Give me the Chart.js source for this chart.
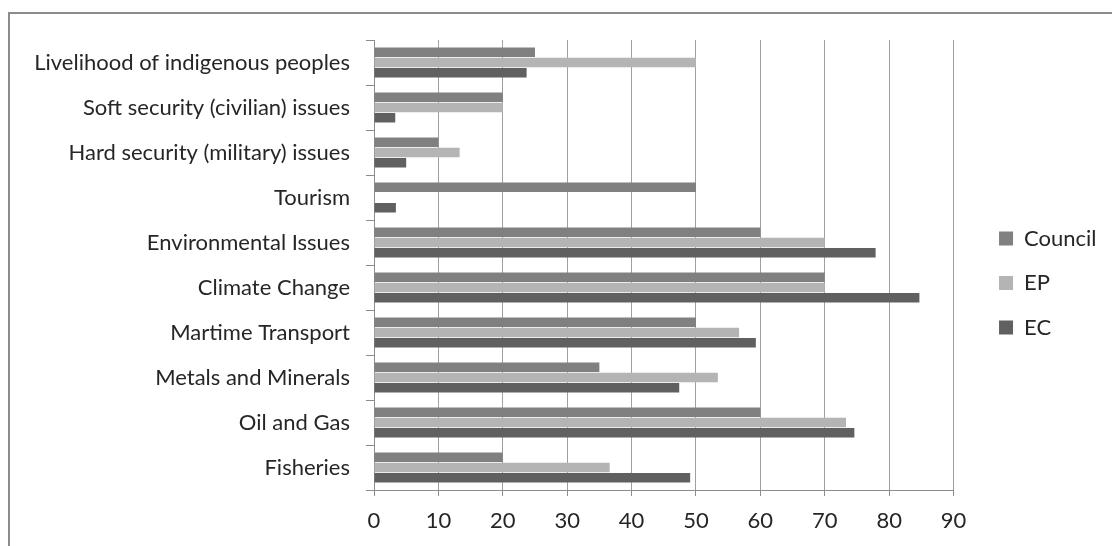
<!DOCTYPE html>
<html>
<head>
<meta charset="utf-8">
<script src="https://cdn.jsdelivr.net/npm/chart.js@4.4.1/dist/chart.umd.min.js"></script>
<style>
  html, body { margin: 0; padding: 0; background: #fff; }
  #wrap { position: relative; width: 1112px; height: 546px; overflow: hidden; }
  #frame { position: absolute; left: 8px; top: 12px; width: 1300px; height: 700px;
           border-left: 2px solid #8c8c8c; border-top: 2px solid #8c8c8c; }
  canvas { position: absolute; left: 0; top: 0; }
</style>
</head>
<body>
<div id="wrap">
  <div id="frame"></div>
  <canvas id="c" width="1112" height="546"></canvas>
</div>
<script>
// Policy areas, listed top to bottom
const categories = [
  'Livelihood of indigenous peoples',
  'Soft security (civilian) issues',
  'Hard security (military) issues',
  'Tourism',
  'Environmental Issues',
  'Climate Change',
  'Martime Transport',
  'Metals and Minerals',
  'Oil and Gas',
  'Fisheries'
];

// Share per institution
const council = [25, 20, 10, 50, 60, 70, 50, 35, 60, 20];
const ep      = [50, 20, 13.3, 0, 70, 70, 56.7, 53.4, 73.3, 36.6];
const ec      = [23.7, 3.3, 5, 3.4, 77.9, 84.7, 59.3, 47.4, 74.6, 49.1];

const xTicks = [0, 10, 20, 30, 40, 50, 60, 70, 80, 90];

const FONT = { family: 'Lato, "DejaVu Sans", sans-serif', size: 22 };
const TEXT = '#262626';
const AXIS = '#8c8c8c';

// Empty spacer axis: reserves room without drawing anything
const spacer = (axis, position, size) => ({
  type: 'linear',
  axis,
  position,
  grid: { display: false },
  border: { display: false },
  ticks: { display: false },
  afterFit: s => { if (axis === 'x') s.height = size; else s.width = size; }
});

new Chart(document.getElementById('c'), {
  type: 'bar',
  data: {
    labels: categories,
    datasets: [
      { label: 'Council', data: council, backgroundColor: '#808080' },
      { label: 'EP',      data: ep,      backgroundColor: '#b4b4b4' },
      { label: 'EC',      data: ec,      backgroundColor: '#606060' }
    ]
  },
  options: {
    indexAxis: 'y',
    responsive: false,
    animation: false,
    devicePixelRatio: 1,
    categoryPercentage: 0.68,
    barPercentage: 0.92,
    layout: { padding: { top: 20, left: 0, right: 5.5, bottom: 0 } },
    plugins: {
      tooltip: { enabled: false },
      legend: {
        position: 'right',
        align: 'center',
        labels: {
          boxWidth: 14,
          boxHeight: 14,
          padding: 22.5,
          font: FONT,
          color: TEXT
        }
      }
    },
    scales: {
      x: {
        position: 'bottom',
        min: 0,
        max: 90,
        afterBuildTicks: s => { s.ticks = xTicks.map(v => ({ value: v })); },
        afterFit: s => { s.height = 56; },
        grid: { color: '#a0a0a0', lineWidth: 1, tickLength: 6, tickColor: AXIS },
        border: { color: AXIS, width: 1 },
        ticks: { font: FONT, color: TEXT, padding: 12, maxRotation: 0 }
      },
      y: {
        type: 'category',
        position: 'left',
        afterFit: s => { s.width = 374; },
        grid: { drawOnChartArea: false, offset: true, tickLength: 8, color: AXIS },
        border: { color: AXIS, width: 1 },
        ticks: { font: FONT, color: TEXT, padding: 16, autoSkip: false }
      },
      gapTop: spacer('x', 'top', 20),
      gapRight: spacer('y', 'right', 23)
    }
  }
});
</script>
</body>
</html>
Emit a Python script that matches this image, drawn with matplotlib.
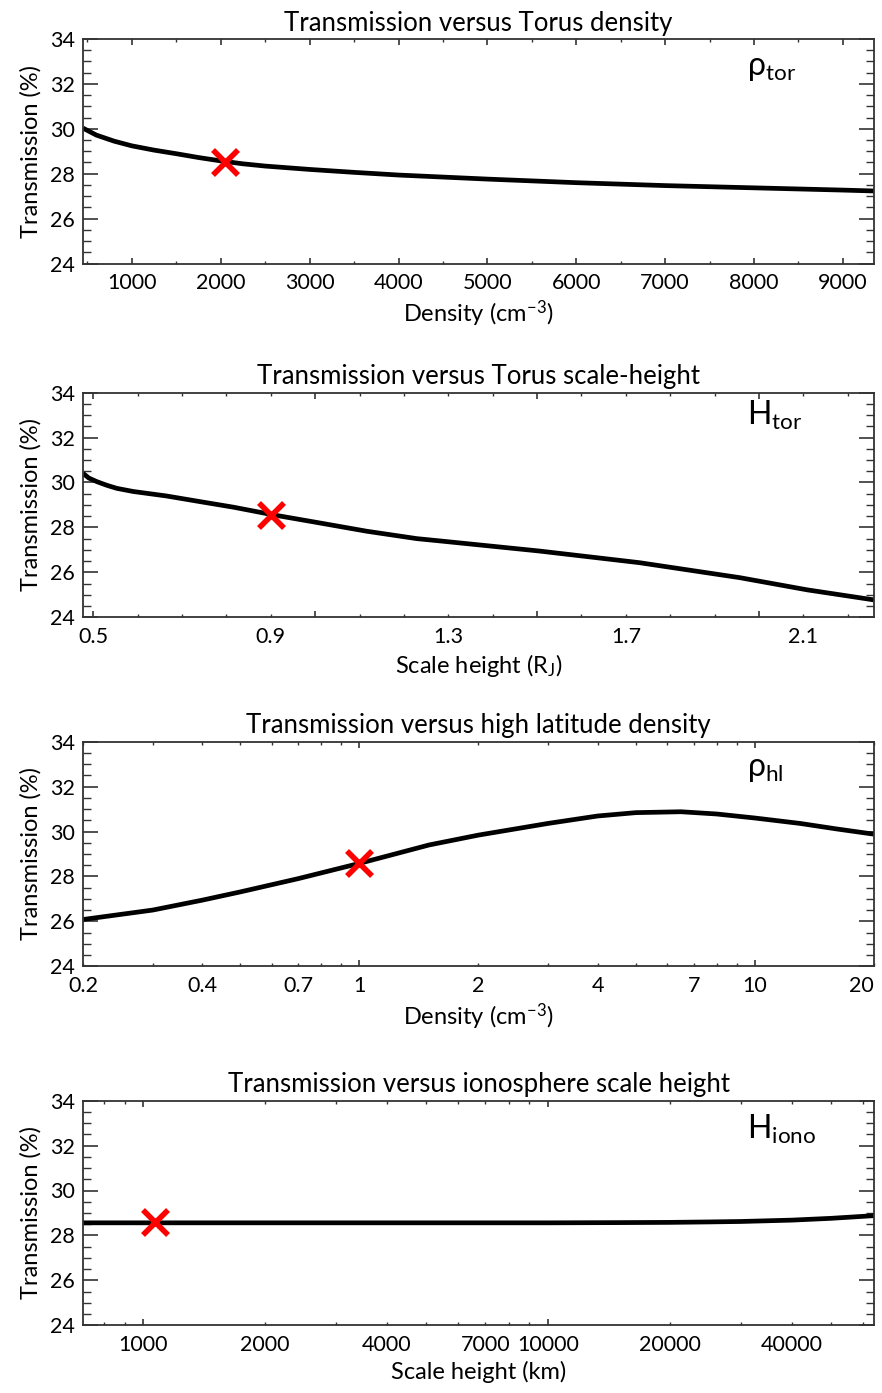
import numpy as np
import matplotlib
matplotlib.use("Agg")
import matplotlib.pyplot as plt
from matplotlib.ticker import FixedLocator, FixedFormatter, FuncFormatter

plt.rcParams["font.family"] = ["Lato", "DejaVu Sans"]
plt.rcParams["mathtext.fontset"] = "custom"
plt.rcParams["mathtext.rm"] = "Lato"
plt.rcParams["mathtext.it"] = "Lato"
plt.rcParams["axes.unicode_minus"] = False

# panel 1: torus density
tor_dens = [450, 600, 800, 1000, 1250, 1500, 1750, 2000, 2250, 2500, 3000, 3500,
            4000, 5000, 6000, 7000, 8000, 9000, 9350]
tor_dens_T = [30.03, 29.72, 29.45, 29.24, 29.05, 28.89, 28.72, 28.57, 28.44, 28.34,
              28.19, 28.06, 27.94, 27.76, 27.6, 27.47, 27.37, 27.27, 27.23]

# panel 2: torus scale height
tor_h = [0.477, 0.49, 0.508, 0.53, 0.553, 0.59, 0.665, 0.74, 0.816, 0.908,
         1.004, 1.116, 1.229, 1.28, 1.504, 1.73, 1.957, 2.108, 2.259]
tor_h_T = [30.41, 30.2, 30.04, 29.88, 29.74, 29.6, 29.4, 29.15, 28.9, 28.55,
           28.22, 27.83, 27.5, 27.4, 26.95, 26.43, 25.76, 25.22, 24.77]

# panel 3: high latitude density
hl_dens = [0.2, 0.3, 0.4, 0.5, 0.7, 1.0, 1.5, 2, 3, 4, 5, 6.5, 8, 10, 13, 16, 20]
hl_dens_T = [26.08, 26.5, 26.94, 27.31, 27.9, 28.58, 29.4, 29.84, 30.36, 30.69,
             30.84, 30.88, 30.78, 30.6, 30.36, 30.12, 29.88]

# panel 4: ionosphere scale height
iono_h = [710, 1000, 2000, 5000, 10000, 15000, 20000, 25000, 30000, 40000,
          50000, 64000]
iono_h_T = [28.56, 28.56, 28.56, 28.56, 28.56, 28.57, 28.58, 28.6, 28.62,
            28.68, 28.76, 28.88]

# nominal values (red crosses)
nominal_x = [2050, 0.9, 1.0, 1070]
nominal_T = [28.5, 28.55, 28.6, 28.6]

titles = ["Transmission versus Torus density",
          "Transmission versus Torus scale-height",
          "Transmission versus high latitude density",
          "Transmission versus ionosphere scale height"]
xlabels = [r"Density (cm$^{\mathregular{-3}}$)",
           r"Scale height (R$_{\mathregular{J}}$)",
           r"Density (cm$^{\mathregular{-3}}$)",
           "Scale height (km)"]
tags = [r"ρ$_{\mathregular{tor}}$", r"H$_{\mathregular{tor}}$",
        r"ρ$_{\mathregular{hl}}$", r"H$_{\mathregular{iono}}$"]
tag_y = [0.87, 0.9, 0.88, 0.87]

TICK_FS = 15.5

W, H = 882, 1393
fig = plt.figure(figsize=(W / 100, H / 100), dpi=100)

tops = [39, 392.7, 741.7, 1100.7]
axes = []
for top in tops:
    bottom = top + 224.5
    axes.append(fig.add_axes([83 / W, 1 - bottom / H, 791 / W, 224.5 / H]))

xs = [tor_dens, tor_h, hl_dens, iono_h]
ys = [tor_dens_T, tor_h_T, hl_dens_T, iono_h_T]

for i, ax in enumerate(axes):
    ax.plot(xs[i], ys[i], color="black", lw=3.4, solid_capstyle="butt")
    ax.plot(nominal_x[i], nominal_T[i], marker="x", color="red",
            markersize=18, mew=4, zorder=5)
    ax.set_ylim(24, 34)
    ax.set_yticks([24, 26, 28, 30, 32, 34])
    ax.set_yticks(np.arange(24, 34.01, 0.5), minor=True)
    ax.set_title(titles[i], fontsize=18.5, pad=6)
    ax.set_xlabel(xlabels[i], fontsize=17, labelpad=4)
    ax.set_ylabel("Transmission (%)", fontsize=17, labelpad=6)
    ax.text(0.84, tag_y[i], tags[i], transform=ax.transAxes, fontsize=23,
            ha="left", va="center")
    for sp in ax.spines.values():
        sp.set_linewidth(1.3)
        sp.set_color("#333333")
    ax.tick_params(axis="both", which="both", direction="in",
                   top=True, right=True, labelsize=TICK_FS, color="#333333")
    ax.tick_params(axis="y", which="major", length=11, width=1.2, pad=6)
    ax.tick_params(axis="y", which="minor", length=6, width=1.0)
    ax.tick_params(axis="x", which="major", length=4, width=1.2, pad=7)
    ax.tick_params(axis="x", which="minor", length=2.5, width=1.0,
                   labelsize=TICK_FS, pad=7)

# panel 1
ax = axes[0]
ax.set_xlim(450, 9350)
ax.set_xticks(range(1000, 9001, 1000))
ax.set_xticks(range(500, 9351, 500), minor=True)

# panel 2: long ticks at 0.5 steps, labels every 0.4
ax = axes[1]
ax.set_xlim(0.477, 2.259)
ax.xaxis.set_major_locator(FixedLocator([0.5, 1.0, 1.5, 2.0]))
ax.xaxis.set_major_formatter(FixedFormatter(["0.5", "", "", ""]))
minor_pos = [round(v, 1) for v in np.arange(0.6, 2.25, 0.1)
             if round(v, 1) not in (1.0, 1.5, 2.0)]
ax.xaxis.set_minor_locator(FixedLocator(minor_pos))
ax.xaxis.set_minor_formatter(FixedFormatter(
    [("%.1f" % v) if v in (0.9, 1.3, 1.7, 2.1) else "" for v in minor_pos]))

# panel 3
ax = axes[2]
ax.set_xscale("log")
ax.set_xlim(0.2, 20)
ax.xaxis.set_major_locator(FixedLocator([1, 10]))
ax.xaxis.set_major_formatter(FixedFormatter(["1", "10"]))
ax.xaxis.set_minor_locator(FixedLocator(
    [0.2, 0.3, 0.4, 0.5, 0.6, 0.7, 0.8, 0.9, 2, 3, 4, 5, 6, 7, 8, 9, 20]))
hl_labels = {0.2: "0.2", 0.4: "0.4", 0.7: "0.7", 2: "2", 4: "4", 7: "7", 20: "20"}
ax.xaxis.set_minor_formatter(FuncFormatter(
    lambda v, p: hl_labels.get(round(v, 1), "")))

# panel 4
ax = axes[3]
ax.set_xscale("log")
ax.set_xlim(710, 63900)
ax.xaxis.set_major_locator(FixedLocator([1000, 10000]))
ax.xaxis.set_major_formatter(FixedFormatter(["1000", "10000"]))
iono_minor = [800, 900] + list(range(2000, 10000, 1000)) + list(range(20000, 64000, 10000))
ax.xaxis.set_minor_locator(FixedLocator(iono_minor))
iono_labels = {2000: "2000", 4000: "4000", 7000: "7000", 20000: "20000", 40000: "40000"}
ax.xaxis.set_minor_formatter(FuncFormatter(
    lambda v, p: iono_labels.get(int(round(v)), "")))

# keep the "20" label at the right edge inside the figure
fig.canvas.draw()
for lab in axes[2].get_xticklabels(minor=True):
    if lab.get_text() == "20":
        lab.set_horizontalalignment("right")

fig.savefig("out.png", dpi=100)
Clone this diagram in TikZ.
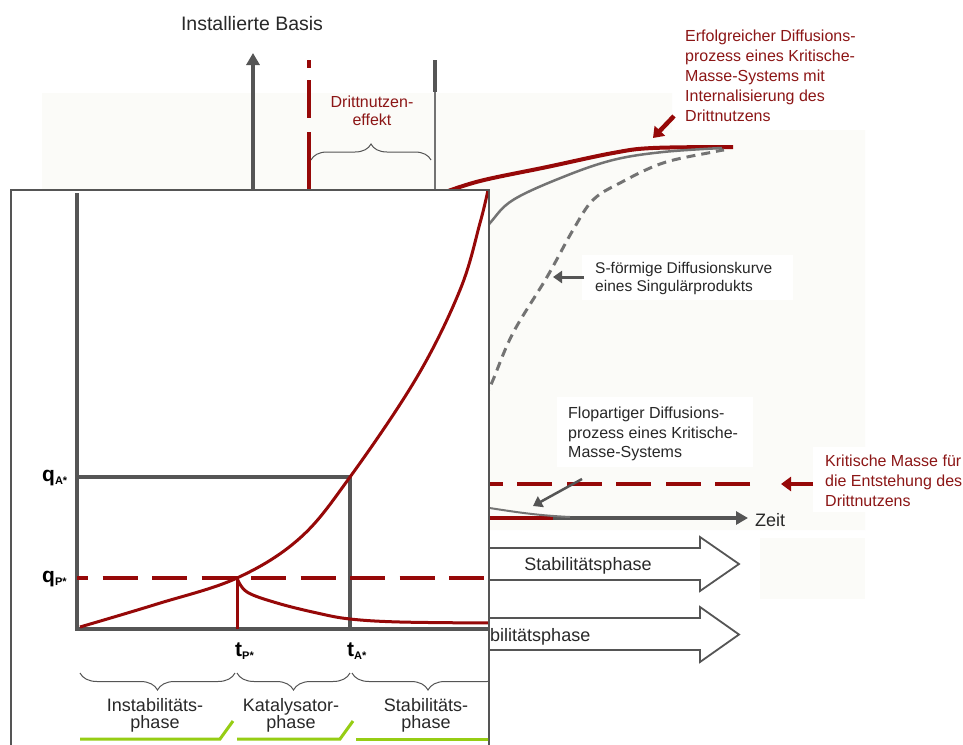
------------------------------------------------------------
Only the lines from "Emit a Python" through "nominal_T = [28.5, 28.55, 28.6, 28.6]" should appear in your output, copied exactly with both end lines, and with no pictures.

— Result —
Emit a Python script that matches this image, drawn with matplotlib.
import numpy as np
import matplotlib
matplotlib.use("Agg")
import matplotlib.pyplot as plt
from matplotlib.ticker import FixedLocator, FixedFormatter, FuncFormatter

plt.rcParams["font.family"] = ["Lato", "DejaVu Sans"]
plt.rcParams["mathtext.fontset"] = "custom"
plt.rcParams["mathtext.rm"] = "Lato"
plt.rcParams["mathtext.it"] = "Lato"
plt.rcParams["axes.unicode_minus"] = False

# panel 1: torus density
tor_dens = [450, 600, 800, 1000, 1250, 1500, 1750, 2000, 2250, 2500, 3000, 3500,
            4000, 5000, 6000, 7000, 8000, 9000, 9350]
tor_dens_T = [30.03, 29.72, 29.45, 29.24, 29.05, 28.89, 28.72, 28.57, 28.44, 28.34,
              28.19, 28.06, 27.94, 27.76, 27.6, 27.47, 27.37, 27.27, 27.23]

# panel 2: torus scale height
tor_h = [0.477, 0.49, 0.508, 0.53, 0.553, 0.59, 0.665, 0.74, 0.816, 0.908,
         1.004, 1.116, 1.229, 1.28, 1.504, 1.73, 1.957, 2.108, 2.259]
tor_h_T = [30.41, 30.2, 30.04, 29.88, 29.74, 29.6, 29.4, 29.15, 28.9, 28.55,
           28.22, 27.83, 27.5, 27.4, 26.95, 26.43, 25.76, 25.22, 24.77]

# panel 3: high latitude density
hl_dens = [0.2, 0.3, 0.4, 0.5, 0.7, 1.0, 1.5, 2, 3, 4, 5, 6.5, 8, 10, 13, 16, 20]
hl_dens_T = [26.08, 26.5, 26.94, 27.31, 27.9, 28.58, 29.4, 29.84, 30.36, 30.69,
             30.84, 30.88, 30.78, 30.6, 30.36, 30.12, 29.88]

# panel 4: ionosphere scale height
iono_h = [710, 1000, 2000, 5000, 10000, 15000, 20000, 25000, 30000, 40000,
          50000, 64000]
iono_h_T = [28.56, 28.56, 28.56, 28.56, 28.56, 28.57, 28.58, 28.6, 28.62,
            28.68, 28.76, 28.88]

# nominal values (red crosses)
nominal_x = [2050, 0.9, 1.0, 1070]
nominal_T = [28.5, 28.55, 28.6, 28.6]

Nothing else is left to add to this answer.